If you use HideNoSeek for academic research, you are highly encouraged to cite the following paper:

@inproceedings{fass2019hidenoseek,
    author="Fass, Aurore and Backes, Michael and Stock, Ben",
    title="{\textsc{HideNoSeek}: Camouflaging Malicious JavaScript in Benign ASTs}",
    booktitle="ACM CCS",
    year="2019"
}

Abstract:

In the malware field, learning-based systems have become popular to detect new malicious variants. Nevertheless, attackers with specific and internal knowledge of a target system may be able to produce input samples which are misclassified. In practice, the assumption of strong attackers is not realistic as it implies access to insider information. We instead propose HideNoSeek, a novel and generic camouflage attack, which evades the entire class of detectors based on syntactic features, without needing any information about the system it is trying to evade. Our attack consists of changing the constructs of malicious JavaScript samples to reproduce a benign syntax.
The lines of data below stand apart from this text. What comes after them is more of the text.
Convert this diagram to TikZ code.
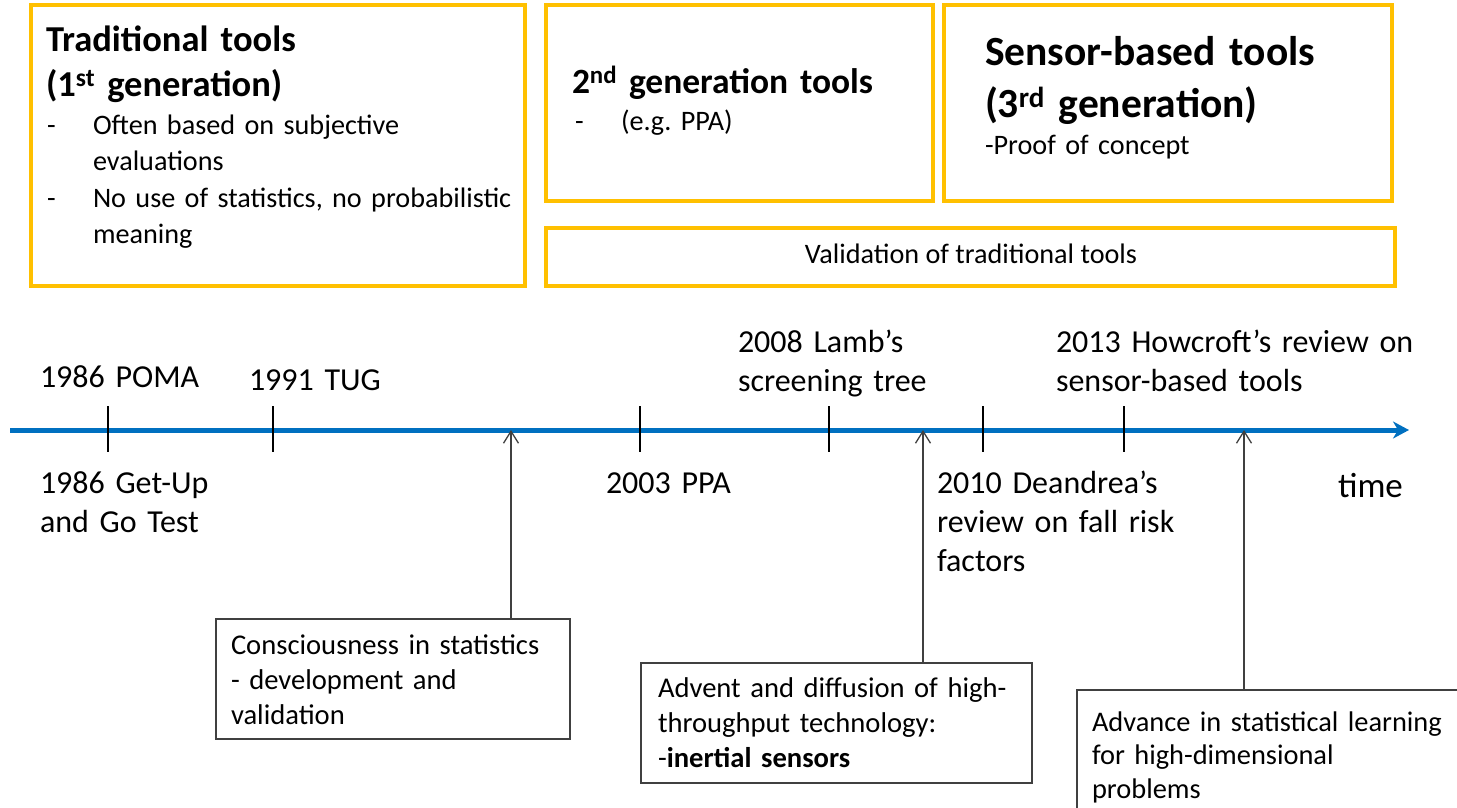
\documentclass[tikz,border=0pt]{standalone}
\usepackage{fontspec}
\setmainfont{Carlito}
\usetikzlibrary{arrows.meta}
\definecolor{gold}{HTML}{FFC000}
\definecolor{timeblue}{HTML}{0070C0}
\definecolor{edgegray}{HTML}{404040}
\frenchspacing

\begin{document}
\begin{tikzpicture}[x=1pt,y=-1pt,
  genbox/.style={draw=gold, line width=3.5pt, anchor=north west, inner sep=0pt, outer sep=0pt},
  notebox/.style={draw=edgegray, line width=1.4pt, anchor=north west, inner sep=0pt, outer sep=0pt, fill=white},
  txt/.style={anchor=base west, inner sep=0pt, outer sep=0pt, text width=#1, align=left},
  txt/.default=480pt,
  title/.style 2 args={font=\fontsize{#1}{#2}\selectfont\bfseries},
  body/.style={font=\fontsize{28.2}{36.5}\selectfont},
  tlabel/.style={font=\fontsize{32}{39}\selectfont},
  notetext/.style={font=\fontsize{28.6}{35}\selectfont},
  tick/.style={black, line width=1.2pt},
  uparrow/.style={edgegray, line width=1.3pt, -{Straight Barb[length=12pt,width=15pt,line width=1.3pt]}},
]
\useasboundingbox (0,0) rectangle (1457,807);
\clip (0,0) rectangle (1457,807);

% ---------- generation boxes ----------
\node[genbox, minimum width=494pt, minimum height=281pt] (gen1) at (31,5) {};
\node[genbox, minimum width=387pt, minimum height=196pt] (gen2) at (546,5) {};
\node[genbox, minimum width=448pt, minimum height=196pt] (gen3) at (944,5) {};
\node[genbox, minimum width=849pt, minimum height=58pt] (valid) at (546,228) {};

% first generation
\node[txt, title={36.5}{45}] (gen1title) at (46,51) {Traditional tools\\(1\textsuperscript{st} generation)};
\node[txt=30pt, body] (gen1dashA) at (47,134) {-};
\node[txt=30pt, body] (gen1dashB) at (47,207) {-};
\node[txt=440pt, body] (gen1list) at (93,134) {Often based on subjective\\evaluations\\No use of statistics, no probabilistic\\meaning};

% second generation
\node[txt, title={35.5}{43}] (gen2title) at (572,93) {2\textsuperscript{nd} generation tools};
\node[txt=30pt, body] (gen2dash) at (575,130) {-};
\node[txt=300pt, body] (gen2list) at (621,130) {(e.g. PPA)};

% third generation
\node[txt, title={41.5}{52}] (gen3title) at (985,65) {Sensor-based tools\\(3\textsuperscript{rd} generation)};
\node[txt=400pt, body] (gen3list) at (985,154) {-Proof of concept};

% validation band
\node[anchor=base, inner sep=0pt, body] (validtext) at (971,263) {Validation of traditional tools};

% ---------- time axis ----------
\coordinate (axisstart) at (10,430);
\coordinate (axisend) at (1409,430);
\draw[timeblue, line width=5pt, -{Stealth[length=16pt,width=17pt,inset=5pt]}] (axisstart) -- (axisend);

\foreach \tx/\tn in {108/poma, 273/tug, 640/ppa, 829/lamb, 983/deandrea, 1124/howcroft}
  \draw[tick] (\tx,406) coordinate (tick-\tn) -- (\tx,452);

\node[txt, tlabel] (lpoma) at (40,387) {1986 POMA};
\node[txt, tlabel] (ltug) at (249,390) {1991 TUG};
\node[txt, tlabel] (llamb) at (738,352) {2008 Lamb’s\\screening tree};
\node[txt, tlabel] (lhow) at (1056,352) {2013 Howcroft’s review on\\sensor-based tools};
\node[txt, tlabel] (lgetup) at (40,493) {1986 Get-Up\\and Go Test};
\node[txt, tlabel] (lppa) at (606,493) {2003 PPA};
\node[txt, tlabel] (ldean) at (937,493) {2010 Deandrea’s\\review on fall risk\\factors};
\node[txt, font=\fontsize{35}{42}\selectfont] (ltime) at (1338,497) {time};

% ---------- notes below the axis ----------
\node[notebox, minimum width=354pt, minimum height=120pt] (cons) at (216,619) {};
\node[notebox, minimum width=391pt, minimum height=120pt] (advent) at (641,663) {};
\node[notebox, minimum width=440pt, minimum height=160pt] (advance) at (1077,690) {};

\node[txt=340pt, notetext] (constext) at (231,654) {Consciousness in statistics\\- development and\\validation};
\node[txt=370pt, notetext] (adventtext) at (658,697) {Advent and diffusion of high-\\throughput technology:\\-\textbf{inertial sensors}};
\node[txt=360pt, font=\fontsize{28.4}{33.5}\selectfont] (advancetext) at (1092,731) {Advance in statistical learning\\for high-dimensional\\problems};

\coordinate (hitcons) at (511,430);
\coordinate (hitadvent) at (923,430);
\coordinate (hitadvance) at (1244,430);
\draw[uparrow] (cons.north -| hitcons) -- (hitcons);
\draw[uparrow] (advent.north -| hitadvent) -- (hitadvent);
\draw[uparrow] (advance.north -| hitadvance) -- (hitadvance);
\end{tikzpicture}
\end{document}
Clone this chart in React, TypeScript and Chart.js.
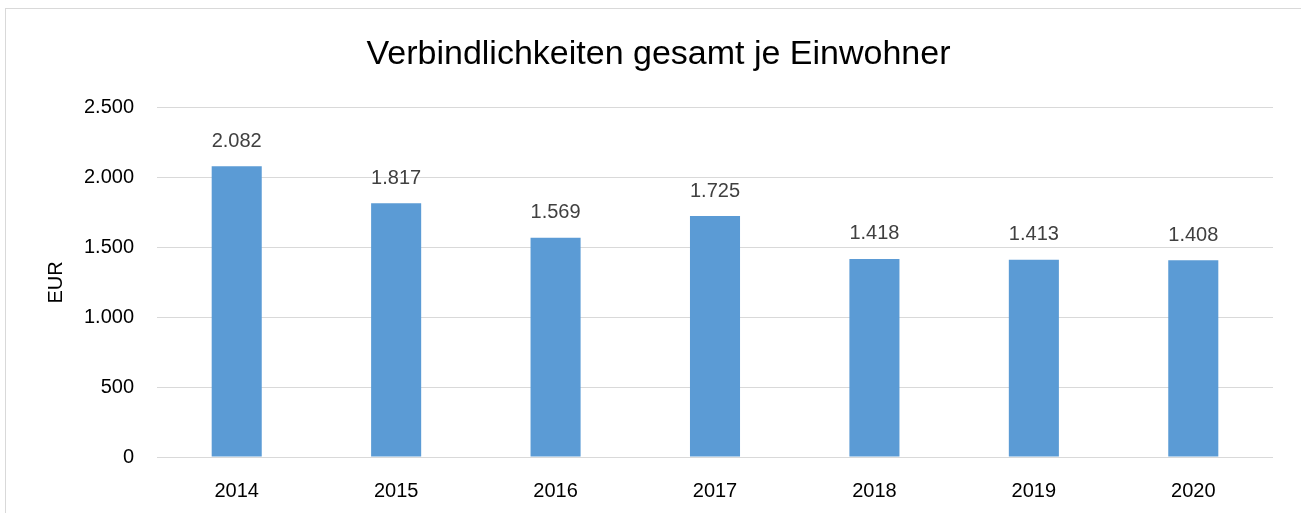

For this purpose, we automatically rewrite the Abstract Syntax Trees (ASTs) of malicious JavaScript inputs into existing benign ones. In particular, HideNoSeek uses malicious seeds and searches for isomorphic subgraphs between the seeds and traditional benign scripts. Specifically, it replaces benign sub-ASTs by their malicious equivalents (same syntactic structure) and adjusts the benign data dependencies--without changing the AST--, so that the malicious semantics is kept. In practice, we leveraged 23 malicious seeds to generate 91,020 malicious scripts, which perfectly reproduce ASTs of Alexa top 10,000 web pages. Also, we can produce on average 14 different malicious samples with the same AST as each Alexa top 10.

Overall, a standard trained classifier has 99.98% false negatives with HideNoSeek inputs, while a classifier trained on such samples has over 88.74% false positives, rendering the targeted static detectors unreliable.

License

This project is licensed under the terms of the AGPL3 license, which you can find in LICENSE.